Rick Garcia, public policy director of the gay rights group Equality Illinois, left for Springfield Monday to lobby for the bill. He told Gay Chicago Magazine his confidence has grown that the bill can pass the state Senate, but the House is very close.
Garcia tells the magazine the bill will be called when there are 60 votes in the state Senate and 30 in the state House.
Gov. Pat Quinn has gone on record in favor of the measure.
Quinn called the civil unions proposal a “good” bill and said Harris was close to having enough support to pass it.
“To have a strong economy you embrace diversity,” Quinn said last week.

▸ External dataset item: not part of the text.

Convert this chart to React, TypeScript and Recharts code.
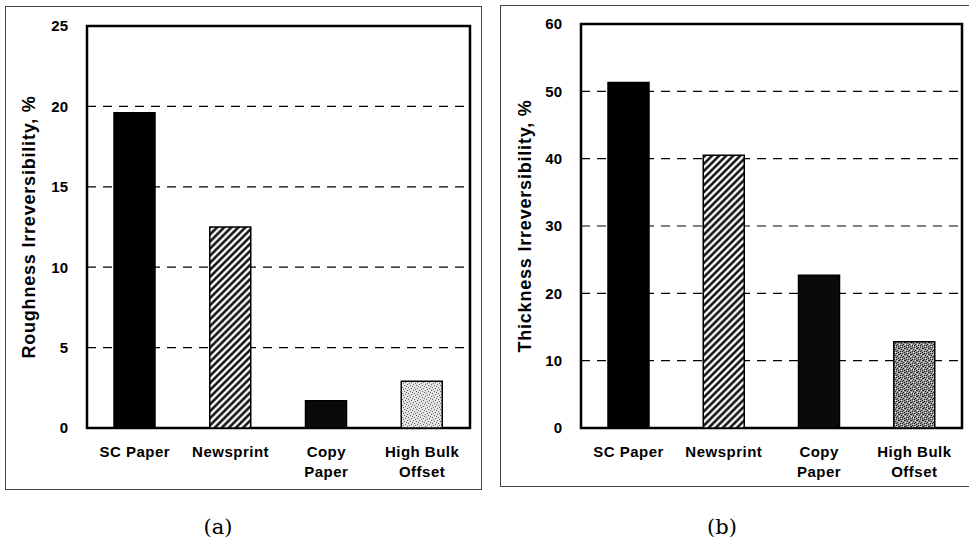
import React from "react";
import { Bar, BarChart, CartesianGrid, Cell, Label, ReferenceArea, XAxis, YAxis } from "recharts";

const categories = ["SC Paper", "Newsprint", "Copy Paper", "High Bulk Offset"];
const categoryLines = [["SC Paper"], ["Newsprint"], ["Copy", "Paper"], ["High Bulk", "Offset"]];
const roughness = [19.6, 12.5, 1.7, 2.9];
const thickness = [51.3, 40.5, 22.7, 12.8];
const roughnessTicks = [0, 5, 10, 15, 20, 25];
const thicknessTicks = [0, 10, 20, 30, 40, 50, 60];

const font = "'Liberation Sans', Arial, sans-serif";

function XTick({ x, y, payload }: any) {
  const lines = categoryLines[categories.indexOf(payload.value)] || [payload.value];
  return (
    <text x={x} y={y} textAnchor="middle" fontFamily={font} fontWeight="bold" fontSize={15} letterSpacing={0.5} fill="#000">
      {lines.map((t, i) => (
        <tspan key={t} x={x} dy={i === 0 ? 29 : 20}>
          {t}
        </tspan>
      ))}
    </text>
  );
}

function Patterns({ id }: { id: string }) {
  return (
    <defs>
      <pattern id={`hatch-${id}`} width={5} height={5} patternUnits="userSpaceOnUse" patternTransform="rotate(45)">
        <rect width={5} height={5} fill="#fff" />
        <line x1={1.5} y1={0} x2={1.5} y2={5} stroke="#000" strokeWidth={2.4} />
      </pattern>
      <pattern id={`dots-light-${id}`} width={6} height={6} patternUnits="userSpaceOnUse">
        <rect width={6} height={6} fill="#e4e4e4" />
        {[[0, 0], [3, 1], [1, 3], [4, 4], [5, 2], [2, 5]].map(([px, py]) => (
          <rect key={`${px}-${py}`} x={px} y={py} width={1} height={1} fill="#666" />
        ))}
      </pattern>
      <pattern id={`dots-dark-${id}`} width={6} height={6} patternUnits="userSpaceOnUse">
        <rect width={6} height={6} fill="#9a9a9a" />
        {[[0, 0], [3, 1], [1, 3], [4, 4], [5, 2], [2, 5], [2, 1], [4, 0], [0, 4]].map(([px, py]) => (
          <rect key={`${px}-${py}`} x={px} y={py} width={1} height={1} fill="#222" />
        ))}
        {[[1, 1], [5, 5], [3, 3]].map(([px, py]) => (
          <rect key={`w${px}-${py}`} x={px} y={py} width={1} height={1} fill="#eee" />
        ))}
      </pattern>
    </defs>
  );
}

type PanelProps = {
  id: string;
  values: number[];
  ticks: number[];
  label: string;
  fills: string[];
  left: number;
  top: number;
  width: number;
  height: number;
  margin: { top: number; right: number; bottom: number; left: number };
  yWidth: number;
  xHeight: number;
  labelOffset: number;
};

function Panel(p: PanelProps) {
  const data = categories.map((name, i) => ({ name, value: p.values[i] }));
  const max = p.ticks[p.ticks.length - 1];
  return (
    <div style={{ position: "absolute", left: p.left, top: p.top }}>
      <BarChart width={p.width} height={p.height} data={data} margin={p.margin} barCategoryGap="28%">
        <Patterns id={p.id} />
        <CartesianGrid vertical={false} stroke="#000" strokeWidth={1.2} strokeDasharray="9 7" />
        <XAxis
          dataKey="name"
          interval={0}
          height={p.xHeight}
          tickLine={false}
          axisLine={false}
          tickSize={0}
          tickMargin={0}
          tick={<XTick />}
        />
        <YAxis
          type="number"
          domain={[0, max]}
          ticks={p.ticks}
          interval={0}
          width={p.yWidth}
          tickLine={false}
          axisLine={false}
          tickSize={0}
          tickMargin={19}
          tick={{ fontSize: 15, fontWeight: "bold", fill: "#000", fontFamily: font }}
        >
          <Label
            value={p.label}
            angle={-90}
            position="insideLeft"
            offset={p.labelOffset}
            style={{ textAnchor: "middle", fontSize: 18, fontWeight: "bold", fill: "#000", fontFamily: font, letterSpacing: 0.8 }}
          />
        </YAxis>
        <Bar dataKey="value" barSize={41} stroke="#000" strokeWidth={1.5} isAnimationActive={false}>
          {data.map((d, i) => (
            <Cell key={d.name} fill={p.fills[i]} />
          ))}
        </Bar>
        <ReferenceArea y1={0} y2={max} fill="none" stroke="#000" strokeWidth={2.5} ifOverflow="visible" />
      </BarChart>
    </div>
  );
}

export default function App() {
  return (
    <div style={{ position: "absolute", left: 0, top: 0, width: 969, height: 549, background: "#fff", overflow: "hidden" }}>
      <div style={{ position: "absolute", left: 5, top: 6, width: 477, height: 484, border: "1.5px solid #444", boxSizing: "border-box" }} />
      <div style={{ position: "absolute", left: 500, top: 5, width: 480, height: 482, border: "1.5px solid #444", boxSizing: "border-box" }} />
      <Panel
        id="a"
        values={roughness}
        ticks={roughnessTicks}
        label="Roughness Irreversibility, %"
        fills={["#000", "url(#hatch-a)", "#0a0a0a", "url(#dots-light-a)"]}
        left={5}
        top={6}
        width={477}
        height={483}
        margin={{ top: 20, right: 12, bottom: 0, left: 0 }}
        yWidth={82}
        xHeight={61}
        labelOffset={24}
      />
      <Panel
        id="b"
        values={thickness}
        ticks={thicknessTicks}
        label="Thickness Irreversibility, %"
        fills={["#000", "url(#hatch-b)", "#0a0a0a", "url(#dots-dark-b)"]}
        left={500}
        top={5}
        width={469}
        height={481}
        margin={{ top: 19, right: 7, bottom: 0, left: 0 }}
        yWidth={81}
        xHeight={58}
        labelOffset={25}
      />
      <div style={{ position: "absolute", left: 168, top: 512, width: 100, textAlign: "center", fontFamily: "'DejaVu Serif', serif", fontSize: 21, lineHeight: "30px" }}>
        (a)
      </div>
      <div style={{ position: "absolute", left: 672, top: 512, width: 100, textAlign: "center", fontFamily: "'DejaVu Serif', serif", fontSize: 21, lineHeight: "30px" }}>
        (b)
      </div>
    </div>
  );
}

Quinn said it sends a message to companies when Illinois has laws that respect the diversity of the state.
Harris, of Chicago said Quinn’s victory for a full term earlier this month will help and lawmakers who may still be on the fence can also look to the victory of Republican U.S. Senator-elect Mark Kirk, who also supports civil unions.
“People sense there is really movement for this. This is not gay marriage,” Harris said.
But opponents think support for the package has not increased since last May and actually may have slid, particularly given the jolting voter-led recall of three Iowa Supreme Court justices who sanctioned gay marriage in that state.
Meanwhile, several religious organizations are coming out against the proposal. The Catholic Conference of Illinois and Chicago’s Francis Cardinal George are turning up the heat on lawmakers to oppose the measure.
Robert Gilligan, executive director of the Catholic Conference of Illinois, estimated that Harris and his backers are hovering near the 50-vote threshold in the House, where 60 votes are needed for passage.
“Civil unions, for all intents and purposes, are practically the same as same-sex marriage,” said Gilligan, whose group is among five religious-based or socially conservative organizations against the legislation. “I don’t perceive there is a mandate in Illinois on civil unions or same-sex marriage.”
Gilligan told the Chicago Sun-Times that Iowa’s example ought to serve as a warning to any lawmaker expecting to return to Springfield.
While Quinn has long supported civil unions, his Republican opponent, state Sen. Bill Brady (R-Bloomington), had vowed during the campaign to veto civil unions legislation if he was elected governor.
He also sponsored a bill calling for a state constitutional amendment banning same-sex marriage and civil unions. The Feb. 10 bill would amend the Illinois Constitution “to provide that a marriage can only be between one man and one woman.” If approved it would also ban recognition any “uniting of persons of the same sex in a civil union, domestic partnership, or other similar same sex relationship.”
While Quinn polled well behind Brady for much of the gubernatorial campaign, he ultimately emerged victorious. Brady conceded the race on Nov. 5, after the final count had him behind by 19,413 votes.
An analysis of voting patterns found that in the city’s heavily gay north lakefront wards, Brady took only 28 percent of the vote in the 44th (Lakeview), 19 percent in the 46th (Uptown), 17 percent in the 48th (Edgewater/Andersonville) and less than 13 percent in the 49th (Rogers Park). By comparison, victorious Republican state comptroller candidate Judy Baar Topinka took between 25 and 42 percent in those wards, Gay Chicago Magazine reported.
“The Quinn campaign capitalized on Brady’s record on LGBT rights and other social issues such as abortion rights, which Brady also strongly opposes, and Quinn made a number of appearances at LGBT events to remind voters of the difference between his positions and Brady’s,” Gay Chicago Magazine reporter Gary Barlow wrote. “In contrast, Brady never once campaigned at an LGBT event in Chicago.”
The Sun-Times Media Wire contributed to this report.